Pre-money valuation, Post-money valuation, cap, discount rates, etc. are all terms a founder has to learn about as she is raising capital. Unfortunately, it’s a new concept for most of us. Below you’ll find a simple definition and two ways how it can affect a founder:

Pre-money valuation refers to the value of a company before an investment is made, while post-money valuation is the company's valuation after all the investment is added. Think of a glass of water: pre-money valuation is the value of the glass, and post-money valuation is the value of the glass plus the water (the investment) added to it. This seems minor, but it can significantly impact a founder.

This happens in two ways:

First, let’s say an investor is investing $2M at a $10M valuation. If that $10M is pre-money, the effective post-money valuation is $12M. If that $10M valuation is post-money, the pre-money valuation is actually $8M. This affects your equity but can also affect your next round of fundraising or exit potentials.

Second, let’s say you are raising a Convertible Note round. In this hypothetical example, the founder and investors have agreed on a valuation cap of $8 million. They are using the pre-money valuation method. The investor is investing $2 million. This will essentially lead to a post-money valuation of 10 million dollars. Another founder is raising a similar deal but has agreed on a post-money valuation cap of $10M. At first glance, these two deals look similar. But there is an important thing to keep in mind.

Now, let's say you are actually able to raise $3M. Most people will say to raise more than you need if the terms are favorable.

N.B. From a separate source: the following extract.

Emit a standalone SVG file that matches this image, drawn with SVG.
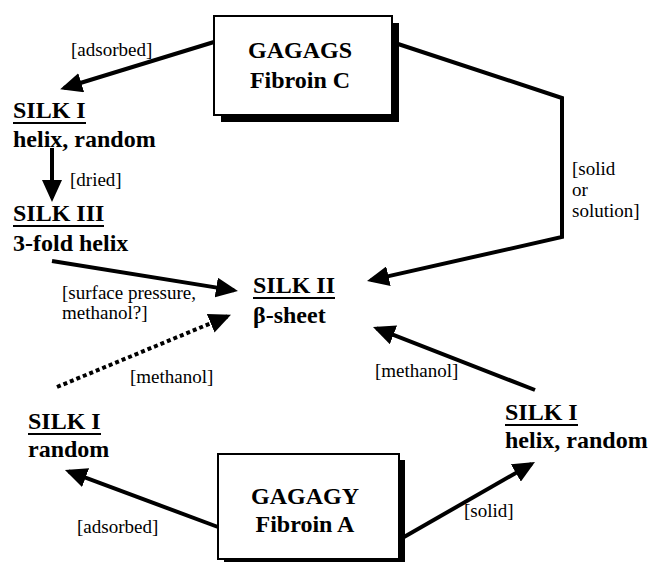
<svg xmlns="http://www.w3.org/2000/svg" width="648" height="562" viewBox="0 0 648 562">
<style>
.lbl{font-family:"Liberation Serif","Times New Roman",serif;font-size:19px;fill:#000}
.hd{font-family:"Liberation Serif","Times New Roman",serif;font-size:24px;font-weight:bold;fill:#000}
.ul{stroke:#000;stroke-width:2}
.box{fill:#fff;stroke:#000;stroke-width:2}
.shadow{fill:#000}
.conn{fill:none;stroke:#000;stroke-width:4;marker-end:url(#ah)}
.dot{stroke-dasharray:4 3}
</style>
<defs>
<marker id="ah" markerUnits="userSpaceOnUse" markerWidth="22" markerHeight="20" refX="18" refY="10" orient="auto">
<path d="M0,0 L22,10 L0,20 z" fill="#000"/>
</marker>
</defs>
<rect width="648" height="562" fill="#fff"/>
<g id="connectors">
<line class="conn" x1="214" y1="42" x2="64" y2="88"/>
<line class="conn" x1="52" y1="148" x2="52" y2="198"/>
<line class="conn" x1="52" y1="261" x2="234" y2="290.4"/>
<line class="conn dot" x1="57" y1="387" x2="227.3" y2="316.4"/>
<line class="conn" x1="535" y1="390" x2="376.7" y2="328.4"/>
<polyline class="conn" points="392,42 562,98 562,237 370.9,280.1"/>
<line class="conn" x1="218" y1="527" x2="68.7" y2="471.4"/>
<line class="conn" x1="404" y1="537" x2="531.5" y2="464"/>
</g>
<g id="labels">
<text class="lbl" x="71" y="56">[adsorbed]</text>
<text class="lbl" x="70" y="186">[dried]</text>
<text class="lbl" x="62" y="299">[surface pressure,</text>
<text class="lbl" x="62" y="319">methanol?]</text>
<text class="lbl" x="130" y="383">[methanol]</text>
<text class="lbl" x="375" y="377">[methanol]</text>
<text class="lbl" x="572" y="175">[solid</text>
<text class="lbl" x="572" y="196">or</text>
<text class="lbl" x="572" y="217">solution]</text>
<text class="lbl" x="77" y="533">[adsorbed]</text>
<text class="lbl" x="464" y="517">[solid]</text>
</g>
<g id="fibroinC">
<rect class="shadow" x="221" y="23" width="178" height="99"/>
<rect class="box" x="214" y="16" width="178" height="99"/>
<text class="hd" x="300" y="58" text-anchor="middle">GAGAGS</text>
<text class="hd" x="300" y="88" text-anchor="middle">Fibroin C</text>
</g>
<g id="fibroinA">
<rect class="shadow" x="224" y="460" width="181" height="105"/>
<rect class="box" x="218" y="454" width="181" height="105"/>
<text class="hd" x="305" y="504" text-anchor="middle">GAGAGY</text>
<text class="hd" x="305" y="532" text-anchor="middle">Fibroin A</text>
</g>
<g id="silkI_top">
<text class="hd" x="13" y="118">SILK I</text>
<line class="ul" x1="13" y1="123" x2="86" y2="123"/>
<text class="hd" x="13" y="147">helix, random</text>
</g>
<g id="silkIII">
<text class="hd" x="13" y="221">SILK III</text>
<line class="ul" x1="13" y1="226" x2="104" y2="226"/>
<text class="hd" x="13" y="251">3-fold helix</text>
</g>
<g id="silkII">
<text class="hd" x="253" y="293">SILK II</text>
<line class="ul" x1="253" y1="298" x2="335" y2="298"/>
<text class="hd" x="253" y="323">β-sheet</text>
</g>
<g id="silkI_random">
<text class="hd" x="28" y="429">SILK I</text>
<line class="ul" x1="28" y1="434" x2="101" y2="434"/>
<text class="hd" x="28" y="457">random</text>
</g>
<g id="silkI_helix">
<text class="hd" x="505" y="420">SILK I</text>
<line class="ul" x1="505" y1="425" x2="578" y2="425"/>
<text class="hd" x="505" y="448">helix, random</text>
</g>
</svg>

In the case of pre-money valuation, it would be the pre-money valuation of $8M, and post-money of $11M. But raising on a post-money cap, the dilution affects the founders the most, i.e. the post is fixed, so it essentially becomes $7M pre, resulting in $10M post. In this case, the founder ended up with 72.7% equity in the first case and 70% equity in the second case. The gap widens as the additional raised amount increases.

An investor will prefer a post-money cap option. Rightfully so, as it limits their dilution. As a founder, you should opt for a pre-money cap as it allows you to raise more without the founder having to carry all the burden of dilution. In the pre-money example, the dilution is spread out between the founders and original investors.

As a founder, you may not have the final say in the terms, but it is still essential to understand what they mean for you and your team so you can make an informed decision.

P.S.- The examples above are oversimplified. In real life, there are multiple other things to consider.